Some other folks have confirmed my recollection of Malloch's Book Store and its location on the west side of the square. Brace Smith says he remembers as a young boy in 1923 hitching his pony to a rail where the old Masonic Temple now stands, at the northwest corner of the square, and then going into Malloch's store next door, where Perry Floral & Gifts Plus is now located. Leroy Kelley also remembers the Malloch store on the west side. I'm still trying to pin down the Barton Book Store location. Thus far, everything indicates Barton's was Malloch's predecessor on the west side.
A note from Warenne Kennedy Harris in Canoga Park, Calif., adds some more information about the history of Perry high school pep songs and fight songs. Warenne wrote the words and music to the official PHS song, "Dear Old Perry High," in 1935, at the request of Glenn Yahn. "Without Glenn," she relates, "there probably wouldn't have been 'Dear Old Perry High.' I remember the night Glenn drove to Stillwater to see me and asked me to write a song for our school. I was surprised, but I said I'd do it. He wants a song -- I'll write one. So I went upstairs to my room and sat at my desk and I wrote it all before bedtime! It was introduced the next Friday night at a pep rally in the auditorium. We were fortunate to have Prof. Leopold Radgowsky, who made the arrangement for the band."

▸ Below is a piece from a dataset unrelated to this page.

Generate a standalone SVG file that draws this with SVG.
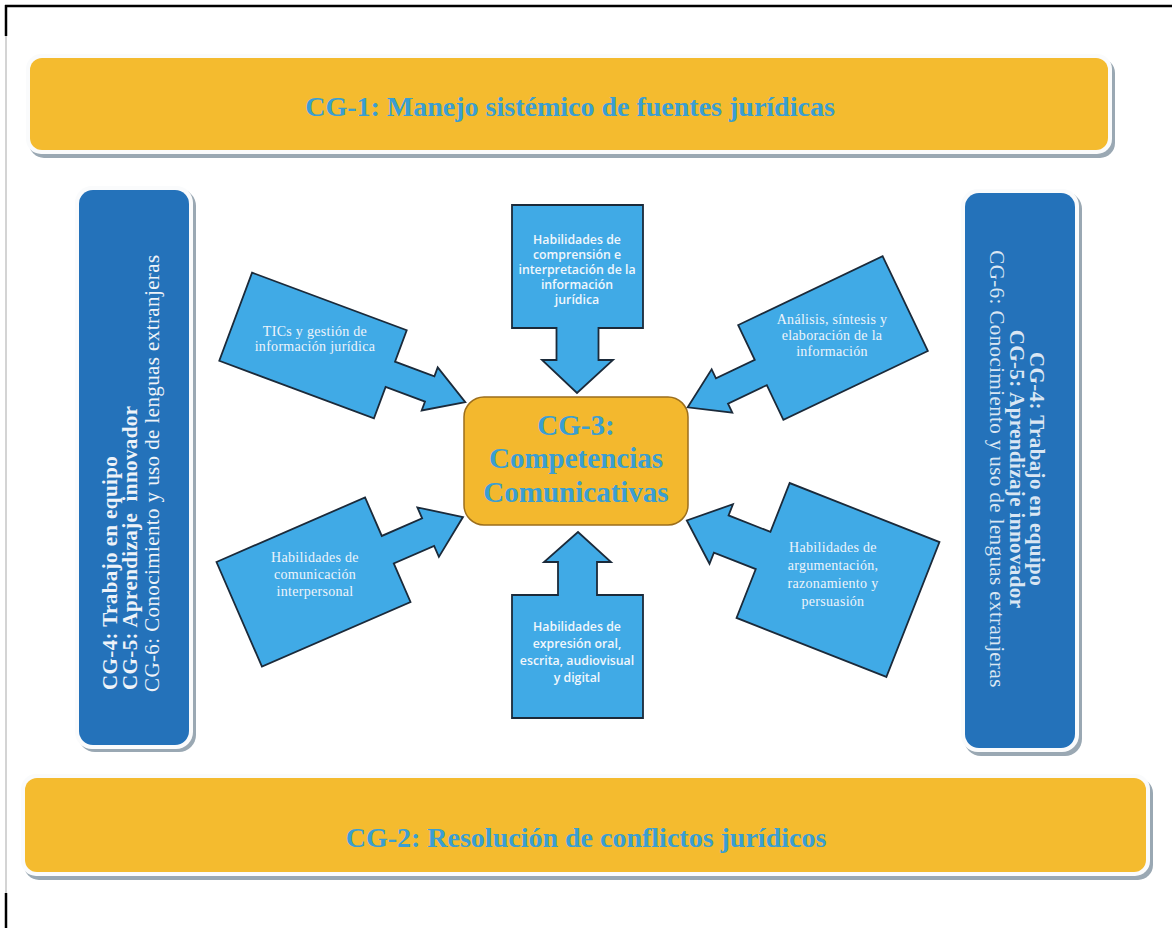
<svg xmlns="http://www.w3.org/2000/svg" width="1172" height="928" viewBox="0 0 1172 928">
<defs>
<style>
.band{fill:#F4BB2F}
.rim{fill:#FAFBFC}
.shadow{fill:#9AA8B3}
.panel{fill:#2472BA}
.arrow{fill:#40AAE6;stroke:#1B2A3A;stroke-width:1.8;stroke-linejoin:miter}
.title{font-family:"Liberation Serif","Times New Roman",serif;font-weight:bold;font-size:28px;fill:#3A9ED2;text-anchor:middle}
.ctext{font-family:"Liberation Serif","Times New Roman",serif;font-weight:bold;font-size:29px;fill:#3A9ED2;text-anchor:middle}
.side{font-family:"Liberation Serif","Times New Roman",serif;font-size:21px;letter-spacing:0.4px}
.sideL{fill:#EEF3F9}
.sideR{fill:#D9E6F3}
.b{font-weight:bold}
.serif{font-family:"Liberation Serif","Times New Roman",serif;font-size:14px;fill:#EEF4FB;text-anchor:middle;letter-spacing:0.3px}
.sans{font-family:"Open Sans","Liberation Sans",sans-serif;font-weight:600;font-size:12.3px;fill:#F2F7FC;text-anchor:middle}
.frame{stroke:#000;stroke-width:2.5;fill:none}
</style>
</defs>
<rect width="1172" height="928" fill="#FFFFFF"/>
<g id="frame">
<line class="frame" x1="5" y1="6" x2="1172" y2="6"/>
<line class="frame" x1="6" y1="5" x2="6" y2="36"/>
<line x1="6" y1="36" x2="6" y2="893" stroke="#A9A9A9" stroke-width="1"/>
<line class="frame" x1="6" y1="893" x2="6" y2="928"/>
</g>
<g id="cg1">
<rect class="shadow" x="29" y="58" width="1086" height="100" rx="15"/>
<rect class="rim" x="26" y="54" width="1086" height="100" rx="15"/>
<rect class="band" x="30" y="58" width="1078" height="92" rx="12"/>
<text class="title" x="570" y="116">CG-1: Manejo sistémico de fuentes jurídicas</text>
</g>
<g id="cg2">
<rect class="shadow" x="24" y="778" width="1129" height="102" rx="15"/>
<rect class="rim" x="21" y="774" width="1129" height="102" rx="15"/>
<rect class="band" x="25" y="778" width="1121" height="94" rx="12"/>
<text class="title" x="586" y="847">CG-2: Resolución de conflictos jurídicos</text>
</g>
<g id="panel-left">
<rect class="shadow" x="78" y="189" width="118" height="563" rx="17"/>
<rect class="rim" x="75" y="186" width="118" height="563" rx="17"/>
<rect class="panel" x="79" y="190" width="110" height="555" rx="14"/>
<g class="side sideL">
<text class="b" transform="translate(117,690) rotate(-90)">CG-4: Trabajo en equipo</text>
<text class="b" transform="translate(137,690) rotate(-90)" xml:space="preserve">CG-5: Aprendizaje  innovador</text>
<text transform="translate(159,692) rotate(-90)">CG-6: Conocimiento y uso de lenguas extranjeras</text>
</g>
</g>
<g id="panel-right">
<rect class="shadow" x="964" y="192" width="118" height="564" rx="17"/>
<rect class="rim" x="961" y="189" width="118" height="563" rx="17"/>
<rect class="panel" x="965" y="193" width="110" height="555" rx="14"/>
<g class="side sideR" text-anchor="middle">
<text class="b" transform="translate(1030,469) rotate(90)">CG-4: Trabajo en equipo</text>
<text class="b" transform="translate(1010,469) rotate(90)">CG-5: Aprendizaje innovador</text>
<text transform="translate(990,469) rotate(90)">CG-6: Conocimiento y uso de lenguas extranjeras</text>
</g>
</g>
<g id="cg3">
<rect x="464" y="397" width="224" height="128" rx="20" fill="#F3B82E" stroke="#9C6E1C" stroke-width="1.5"/>
<text class="ctext" x="576" y="435">CG-3:</text>
<text class="ctext" x="576" y="468">Competencias</text>
<text class="ctext" x="576" y="502">Comunicativas</text>
</g>
<g id="connectors">
<g id="arrow-comprension">
<polygon class="arrow" points="512,205 643,205 643,328 598.5,328 598.5,360 613,360 577,393 542,360 556.5,360 556.5,328 512,328"/>
<text class="sans" x="577" y="244">Habilidades de</text>
<text class="sans" x="577" y="259">comprensión e</text>
<text class="sans" x="577" y="274">interpretación de la</text>
<text class="sans" x="577" y="289">información</text>
<text class="sans" x="577" y="304">jurídica</text>
</g>
<g id="arrow-expresion">
<polygon class="arrow" points="512,718 643,718 643,595 597,595 597,562 611,562 578,532 544,562 558,562 558,595 512,595"/>
<text class="sans" x="577" y="631">Habilidades de</text>
<text class="sans" x="577" y="648">expresión oral,</text>
<text class="sans" x="577" y="665">escrita, audiovisual</text>
<text class="sans" x="577" y="682">y digital</text>
</g>
<g id="arrow-tics">
<polygon class="arrow" transform="translate(313,345.5) rotate(20.4)" points="-82.5,-47 82.5,-47 82.5,-13.5 124.5,-13.5 124.5,-23 162.5,0 124.5,23 124.5,13.5 82.5,13.5 82.5,47 -82.5,47"/>
<text class="serif" x="315" y="336">TICs y gestión de</text>
<text class="serif" x="315" y="351">información jurídica</text>
</g>
<g id="arrow-analisis">
<polygon class="arrow" transform="translate(833,338) rotate(154.5)" points="-80,-52.5 80,-52.5 80,-14 123,-14 123,-24 161,0 123,24 123,14 80,14 80,52.5 -80,52.5"/>
<text class="serif" x="832" y="324">Análisis, síntesis y</text>
<text class="serif" x="832" y="340">elaboración de la</text>
<text class="serif" x="832" y="356">información</text>
</g>
<g id="arrow-comunicacion">
<polygon class="arrow" transform="translate(313.5,582) rotate(-23.5)" points="-81,-57 81,-57 81,-15 125,-15 125,-27 163,0 125,27 125,15 81,15 81,57 -81,57"/>
<text class="serif" x="315" y="562">Habilidades de</text>
<text class="serif" x="315" y="579">comunicación</text>
<text class="serif" x="315" y="596">interpersonal</text>
</g>
<g id="arrow-argumentacion">
<polygon class="arrow" transform="translate(838,580) rotate(201.5)" points="-80.5,-72.5 80.5,-72.5 80.5,-20 125.5,-20 125.5,-32 162.5,0 125.5,32 125.5,20 80.5,20 80.5,72.5 -80.5,72.5"/>
<text class="serif" x="833" y="552">Habilidades de</text>
<text class="serif" x="833" y="570">argumentación,</text>
<text class="serif" x="833" y="588">razonamiento y</text>
<text class="serif" x="833" y="606">persuasión</text>
</g>
</g>
</svg>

Warenne adds this bit of lore: "You mentioned a song (the Notre Dame fight song) that Perry used to use. I go back farther. The song I first remember was 'Dear Perry-O,' to the tune of 'Sweet Adeline.' I heard it first when I was in school at Perry's 'Old Central'." Warenne hopes to visit home folks here next September at the Cherokee Strip celebration. We ought to serenade her with "Dear Old Perry High" when she's here. It's a great school song.